Tuesday, January 25, 2011

Political personalizing

In my view some people, otherwise quite intelligent, watch altogether too much television. In particular, they spend a lot of time in admiring contemplation of the careers and utterances of such TV commentators as Keith Olbermann (well, not any more now, as that firebrand has been fired from MSNBC), Rachel Maddow, and John Stewart. By contrast, they excoriate Glenn Beck, Sean Hannity, and Bill O’Reilly. I am not sure that any of these six people matter very much.

However, the fixation on them reveals a curious obsession among liberals with regard to personalities, as seen (to take the matter up a notch or two) in ratings of the presidents. Ronald Reagan, bad; Bill Clinton, good.
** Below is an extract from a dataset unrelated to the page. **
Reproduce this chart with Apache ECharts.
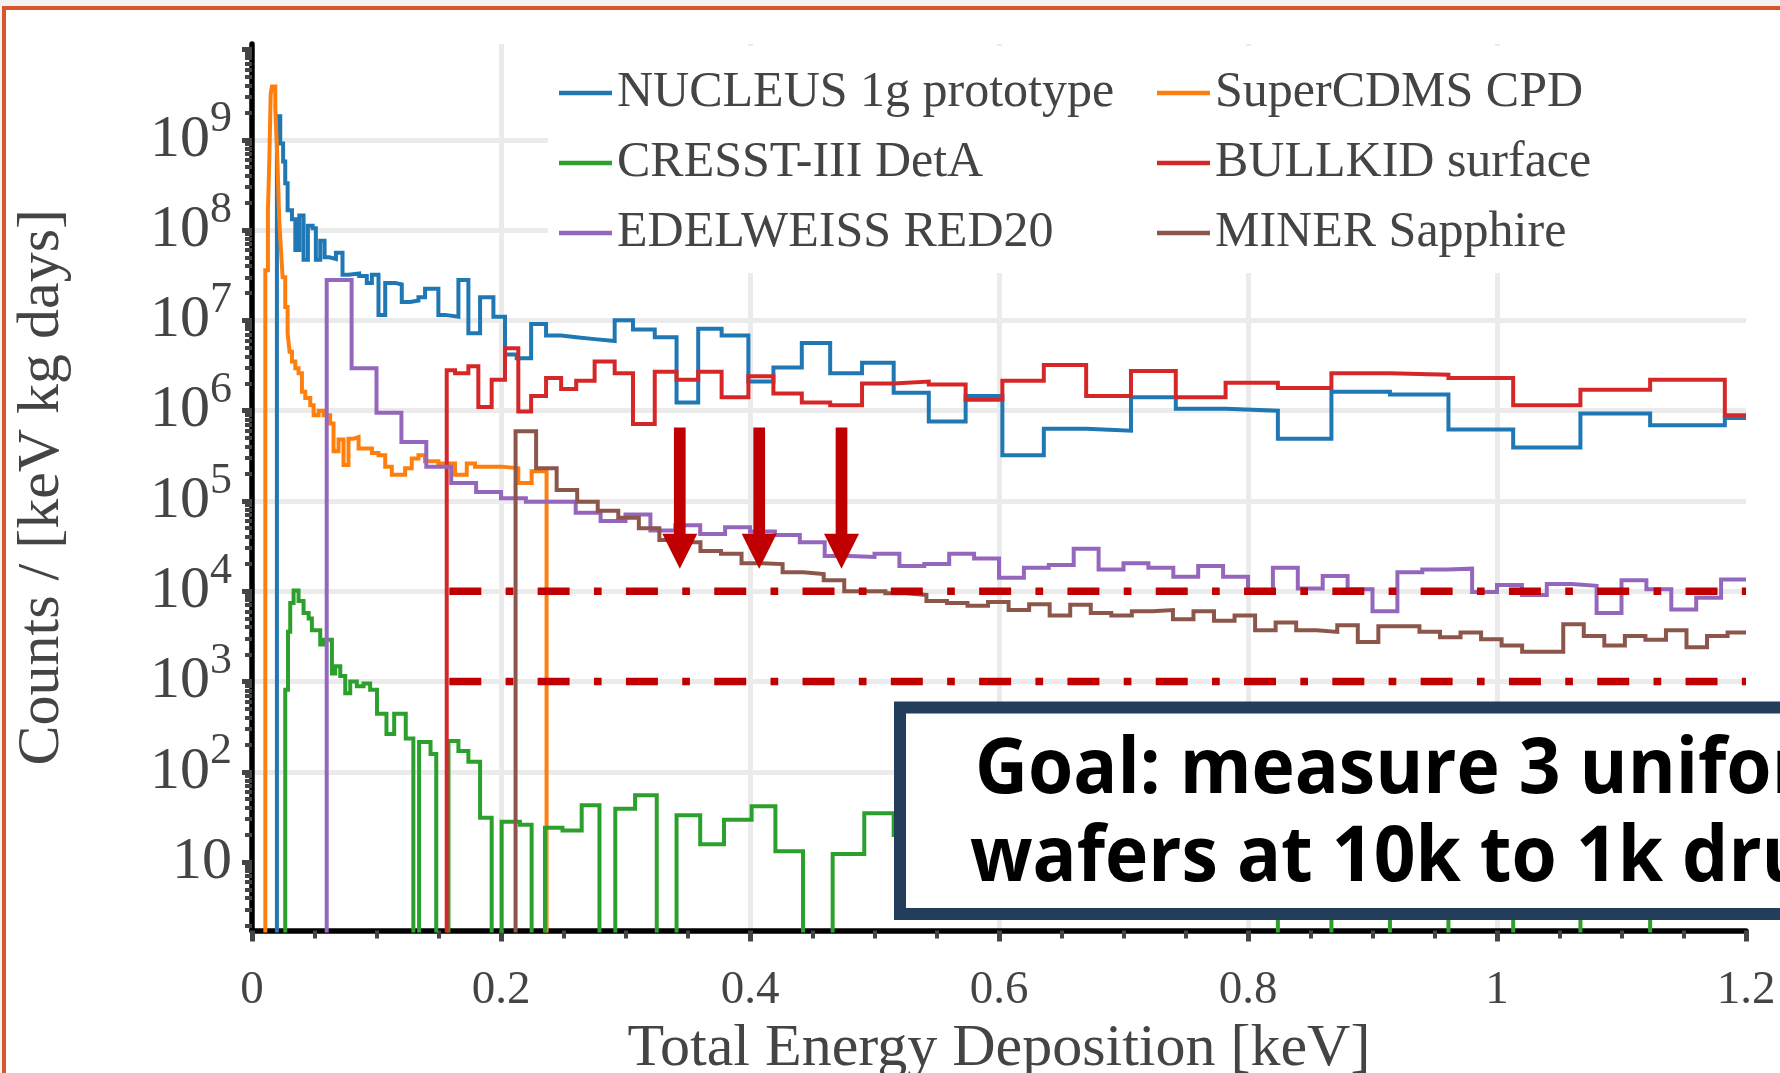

George W. Bush, bad; Barack Obama, good.

Surely this binary thinking ("root, root for the home team") is simplistic, for politics involves much more than getting the right people before the airwaves and in political office. The grubby work of politics encompasses many things: the influence of lobbyists and interest groups; the policies of international corporations; unexpected events such as 9/1. Still, we can all appreciate the interest in colorful individuals, especially those who have, or are thought to have, an important effect our lives.

What is striking about this tendency to personalize is that it plays a major role in a world view that, outwardly at least, is nonelitist and favors process over against contingency. I refer to the Whig concept of history, which views that great narrative as essentially the story of progress, however obstructed it may be from time to time. Today this view survives mostly among people who term themselves, not inaptly, “progressives.” Some are liberals who believe in advance through a gradual process of beneficial change. They differ from the radicals, otherwise their fellow progressives, in that the latter envision that at some points a more forceful, even violent intervention may be required.

Looking at the pattern in its largest terms, the Whig view is that human progress is inevitable. So it has been and so it must be in the future. However, some benighted individuals seek to hold progress back; these are the “reactionaries.” Unfortunately, it seems, this band of would-be wreckers is particularly numerous of late, embracing such figures as Sarah Palin, Michele Bachmann, John Boehner, Newt Gingrich, and of course all the assorted Tea Party folks. There are also the egregious radio personalities of Rush Limbaugh. Mark Levin, and Michael Savage, as well as the television pundits mentioned above, Beck, Hannity, and O’Reilly.

In the progressive view, none of these villains is particularly smart, though they enjoy a great deal of influence because their conservative audience is even dumber.

Of course many conservatives are not particularly intelligent. To view all of them in this way, though, represents a misunderstanding that has, over the years, brought many disappointments to the progressives. First, it is not at all self-evident that the arrow of time points in only one direction--towards the liberal-left nirvana. In their infinite self-assurance progressives exempt themselves from any study of conservative thought.

All that is necessary, in this view is to get rid of all the Limbaughs and Becks, the Palins and Gingrichs--get rid of them once and for all.

However, to achieve progressive ends, the ones who must be disposed of are an entirely different crew, consisting of such thinkers as Friedrich Hayek, Ludwig von Mises, Michael Oakeshott, and Milton Friedman. These giants cannot be easily disposed of, because they live on through their books.